> **TASK**: Transcribe all of the material exactly, except for its pictures.
[Start of MATERIAL PROVIDED]
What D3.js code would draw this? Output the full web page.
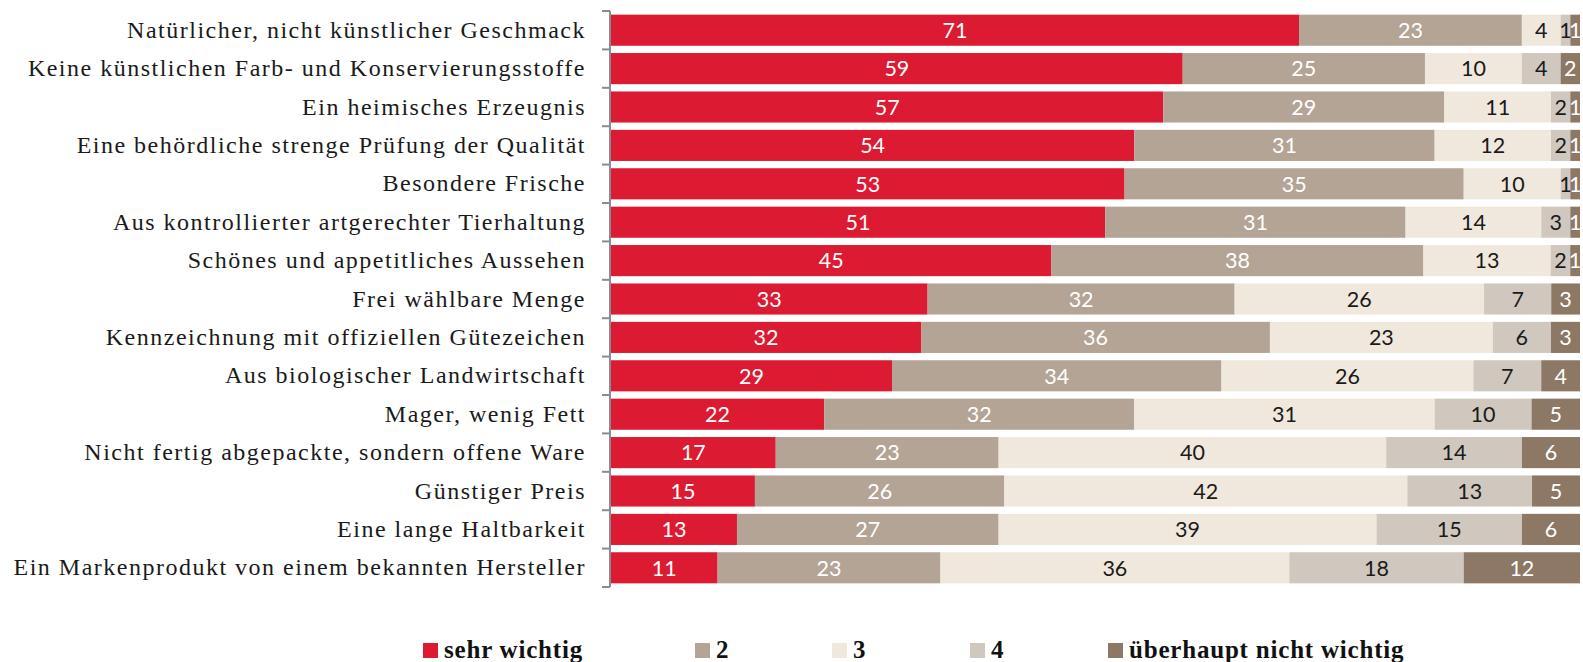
<!DOCTYPE html>
<html><head><meta charset="utf-8">
<script src="https://cdn.jsdelivr.net/npm/d3@7/dist/d3.min.js"></script>
<style>
html,body{margin:0;padding:0;background:#fff;overflow:hidden}
svg{display:block}
</style></head>
<body>
<svg id="chart" width="1583" height="662"></svg>
<script>
const categories = [
  "Natürlicher, nicht künstlicher Geschmack",
  "Keine künstlichen Farb- und Konservierungsstoffe",
  "Ein heimisches Erzeugnis",
  "Eine behördliche strenge Prüfung der Qualität",
  "Besondere Frische",
  "Aus kontrollierter artgerechter Tierhaltung",
  "Schönes und appetitliches Aussehen",
  "Frei wählbare Menge",
  "Kennzeichnung mit offiziellen Gütezeichen",
  "Aus biologischer Landwirtschaft",
  "Mager, wenig Fett",
  "Nicht fertig abgepackte, sondern offene Ware",
  "Günstiger Preis",
  "Eine lange Haltbarkeit",
  "Ein Markenprodukt von einem bekannten Hersteller"
];
const seriesNames = ["sehr wichtig", "2", "3", "4", "überhaupt nicht wichtig"];
const s1 = [71, 59, 57, 54, 53, 51, 45, 33, 32, 29, 22, 17, 15, 13, 11];
const s2 = [23, 25, 29, 31, 35, 31, 38, 32, 36, 34, 32, 23, 26, 27, 23];
const s3 = [4, 10, 11, 12, 10, 14, 13, 26, 23, 26, 31, 40, 42, 39, 36];
const s4 = [1, 4, 2, 2, 1, 3, 2, 7, 6, 7, 10, 14, 13, 15, 18];
const s5 = [1, 2, 1, 1, 1, 1, 1, 3, 3, 4, 5, 6, 5, 6, 12];

const colors = ["#DC1A31", "#B3A496", "#F0E8DC", "#D0C8BF", "#8C7865"];
const textColors = ["#ffffff", "#ffffff", "#1a1a1a", "#1a1a1a", "#ffffff"];

const seriesVals = [s1, s2, s3, s4, s5];
const rows = categories.map((c, i) => {
  const o = {cat: c};
  seriesNames.forEach((s, k) => o[s] = seriesVals[k][i]);
  return o;
});

const svg = d3.select("#chart");
const plotLeft = 611, plotRight = 1580, plotTop = 11, plotBottom = 587;

const x = d3.scaleLinear().domain([0, 1]).range([plotLeft, plotRight]);
const y = d3.scaleBand().domain(categories).range([plotTop, plotBottom])
  .paddingInner(0.19).paddingOuter(0.095);

const stack = d3.stack().keys(seriesNames).offset(d3.stackOffsetExpand);
const stacked = stack(rows);

const g = svg.append("g");
stacked.forEach((layer, k) => {
  const lg = g.append("g");
  lg.selectAll("rect").data(layer).join("rect")
    .attr("x", d => x(d[0]))
    .attr("y", d => y(d.data.cat))
    .attr("width", d => x(d[1]) - x(d[0]))
    .attr("height", y.bandwidth())
    .attr("fill", colors[k]);
});
stacked.forEach((layer, k) => {
  g.append("g").selectAll("text").data(layer).join("text")
    .attr("x", d => (x(d[0]) + x(d[1])) / 2)
    .attr("y", d => y(d.data.cat) + y.bandwidth() / 2)
    .attr("dy", "0.36em")
    .attr("text-anchor", "middle")
    .attr("font-family", "Lato, 'Open Sans', sans-serif")
    .attr("font-size", 21.5)
    .attr("fill", textColors[k])
    .text(d => d.data[layer.key]);
});

// axis
const axis = d3.axisLeft(y).tickSize(0).tickPadding(24);
const ax = svg.append("g").attr("transform", `translate(${plotLeft - 1},0)`).call(axis);
ax.select(".domain").remove();
ax.selectAll("text")
  .attr("font-family", "'Liberation Serif', 'Times New Roman', serif")
  .attr("font-size", 24)
  .attr("letter-spacing", 1.5)
  .attr("fill", "#1a1a1a");
// axis line and boundary ticks
svg.append("line").attr("x1", plotLeft - 1).attr("x2", plotLeft - 1)
  .attr("y1", plotTop).attr("y2", plotBottom)
  .attr("stroke", "#8c8c8c").attr("stroke-width", 2);
const bounds = d3.range(categories.length + 1).map(i => plotTop + i * y.step());
svg.append("g").selectAll("line").data(bounds).join("line")
  .attr("x1", plotLeft - 9).attr("x2", plotLeft - 1)
  .attr("y1", d => d).attr("y2", d => d)
  .attr("stroke", "#8c8c8c").attr("stroke-width", 2);

// legend
const legendX = [423, 695, 832, 970, 1108];
const leg = svg.append("g");
seriesNames.forEach((s, k) => {
  leg.append("rect").attr("x", legendX[k]).attr("y", 643)
    .attr("width", 15).attr("height", 15).attr("fill", colors[k]);
  leg.append("text").attr("x", legendX[k] + 21).attr("y", 658)
    .attr("font-family", "'Liberation Serif', 'Times New Roman', serif")
    .attr("font-weight", "bold")
    .attr("font-size", 25)
    .attr("letter-spacing", 0.8)
    .attr("fill", "#111")
    .text(s);
});
</script>
</body></html>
[End of MATERIAL PROVIDED]
> **FULL SOLUTION**:
What D3.js code would draw this? Output the full web page.
<!DOCTYPE html>
<html><head><meta charset="utf-8">
<script src="https://cdn.jsdelivr.net/npm/d3@7/dist/d3.min.js"></script>
<style>
html,body{margin:0;padding:0;background:#fff;overflow:hidden}
svg{display:block}
</style></head>
<body>
<svg id="chart" width="1583" height="662"></svg>
<script>
const categories = [
  "Natürlicher, nicht künstlicher Geschmack",
  "Keine künstlichen Farb- und Konservierungsstoffe",
  "Ein heimisches Erzeugnis",
  "Eine behördliche strenge Prüfung der Qualität",
  "Besondere Frische",
  "Aus kontrollierter artgerechter Tierhaltung",
  "Schönes und appetitliches Aussehen",
  "Frei wählbare Menge",
  "Kennzeichnung mit offiziellen Gütezeichen",
  "Aus biologischer Landwirtschaft",
  "Mager, wenig Fett",
  "Nicht fertig abgepackte, sondern offene Ware",
  "Günstiger Preis",
  "Eine lange Haltbarkeit",
  "Ein Markenprodukt von einem bekannten Hersteller"
];
const seriesNames = ["sehr wichtig", "2", "3", "4", "überhaupt nicht wichtig"];
const s1 = [71, 59, 57, 54, 53, 51, 45, 33, 32, 29, 22, 17, 15, 13, 11];
const s2 = [23, 25, 29, 31, 35, 31, 38, 32, 36, 34, 32, 23, 26, 27, 23];
const s3 = [4, 10, 11, 12, 10, 14, 13, 26, 23, 26, 31, 40, 42, 39, 36];
const s4 = [1, 4, 2, 2, 1, 3, 2, 7, 6, 7, 10, 14, 13, 15, 18];
const s5 = [1, 2, 1, 1, 1, 1, 1, 3, 3, 4, 5, 6, 5, 6, 12];

const colors = ["#DC1A31", "#B3A496", "#F0E8DC", "#D0C8BF", "#8C7865"];
const textColors = ["#ffffff", "#ffffff", "#1a1a1a", "#1a1a1a", "#ffffff"];

const seriesVals = [s1, s2, s3, s4, s5];
const rows = categories.map((c, i) => {
  const o = {cat: c};
  seriesNames.forEach((s, k) => o[s] = seriesVals[k][i]);
  return o;
});

const svg = d3.select("#chart");
const plotLeft = 611, plotRight = 1580, plotTop = 11, plotBottom = 587;

const x = d3.scaleLinear().domain([0, 1]).range([plotLeft, plotRight]);
const y = d3.scaleBand().domain(categories).range([plotTop, plotBottom])
  .paddingInner(0.19).paddingOuter(0.095);

const stack = d3.stack().keys(seriesNames).offset(d3.stackOffsetExpand);
const stacked = stack(rows);

const g = svg.append("g");
stacked.forEach((layer, k) => {
  const lg = g.append("g");
  lg.selectAll("rect").data(layer).join("rect")
    .attr("x", d => x(d[0]))
    .attr("y", d => y(d.data.cat))
    .attr("width", d => x(d[1]) - x(d[0]))
    .attr("height", y.bandwidth())
    .attr("fill", colors[k]);
});
stacked.forEach((layer, k) => {
  g.append("g").selectAll("text").data(layer).join("text")
    .attr("x", d => (x(d[0]) + x(d[1])) / 2)
    .attr("y", d => y(d.data.cat) + y.bandwidth() / 2)
    .attr("dy", "0.36em")
    .attr("text-anchor", "middle")
    .attr("font-family", "Lato, 'Open Sans', sans-serif")
    .attr("font-size", 21.5)
    .attr("fill", textColors[k])
    .text(d => d.data[layer.key]);
});

// axis
const axis = d3.axisLeft(y).tickSize(0).tickPadding(24);
const ax = svg.append("g").attr("transform", `translate(${plotLeft - 1},0)`).call(axis);
ax.select(".domain").remove();
ax.selectAll("text")
  .attr("font-family", "'Liberation Serif', 'Times New Roman', serif")
  .attr("font-size", 24)
  .attr("letter-spacing", 1.5)
  .attr("fill", "#1a1a1a");
// axis line and boundary ticks
svg.append("line").attr("x1", plotLeft - 1).attr("x2", plotLeft - 1)
  .attr("y1", plotTop).attr("y2", plotBottom)
  .attr("stroke", "#8c8c8c").attr("stroke-width", 2);
const bounds = d3.range(categories.length + 1).map(i => plotTop + i * y.step());
svg.append("g").selectAll("line").data(bounds).join("line")
  .attr("x1", plotLeft - 9).attr("x2", plotLeft - 1)
  .attr("y1", d => d).attr("y2", d => d)
  .attr("stroke", "#8c8c8c").attr("stroke-width", 2);

// legend
const legendX = [423, 695, 832, 970, 1108];
const leg = svg.append("g");
seriesNames.forEach((s, k) => {
  leg.append("rect").attr("x", legendX[k]).attr("y", 643)
    .attr("width", 15).attr("height", 15).attr("fill", colors[k]);
  leg.append("text").attr("x", legendX[k] + 21).attr("y", 658)
    .attr("font-family", "'Liberation Serif', 'Times New Roman', serif")
    .attr("font-weight", "bold")
    .attr("font-size", 25)
    .attr("letter-spacing", 0.8)
    .attr("fill", "#111")
    .text(s);
});
</script>
</body></html>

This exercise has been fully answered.